Bayona

Last weekend I had an all-around excellent meal at Bayona and upon leaving had to ask myself why I don’t go there more often. I was surprised to be reminded that it has been around for 18 years as even today it gets mentioned in the same breath as restaurants on the cutting edge.

The restaurant seems both old and new at the same time, partly because of the menu. The left side features the signature dishes, such as Susan Spicer’s Garlic Soup, and the right side gets changed out frequently with such new dishes as an andouille-stuffed rabbit roulade.

In addition, the patio’s charm is timeless, and going into fall, the appeal grows as the weather cools. The dining rooms have undergone renovations, including a cushion-like cladding on some walls that helps mute sound.
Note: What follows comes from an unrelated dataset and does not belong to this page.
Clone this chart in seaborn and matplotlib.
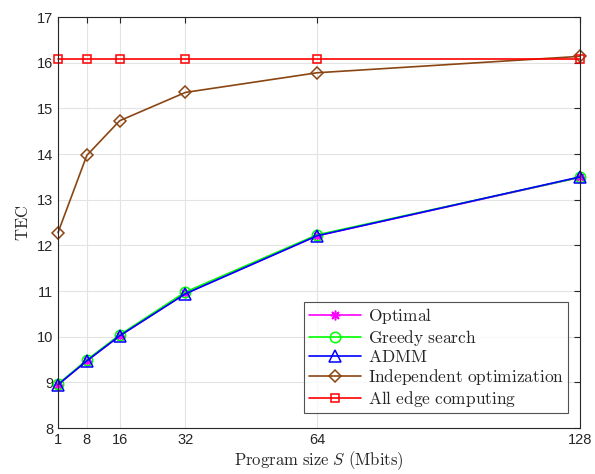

I had a unctuous crabmeat, leek and mushroom gratin for an appetizer, which came baked in a flaky puff pasty shell. Another appetizer of seared scallops came with Israeli couscous –– notable for its larger, almost pea-size grains –– which adds a lot of textural surprise. For entrees, the Pacific salmon with choucroute and gewürztraminer sauce is one of the stalwarts on the left side of the menu but one I really enjoy –– the salmon can stand up to its brawny accompaniments. Another special of peppered lamb loin came sliced in medallions with mildly tangy goat cheese and a zinfandel sauce that was declared to be “the best lamb ever.”

For dessert, pastry chef Christy Phebus served up a delicious ricotta cheesecake with a pine nut brittle and blueberry compote, along with a silky chocolate-cherry pot du crème.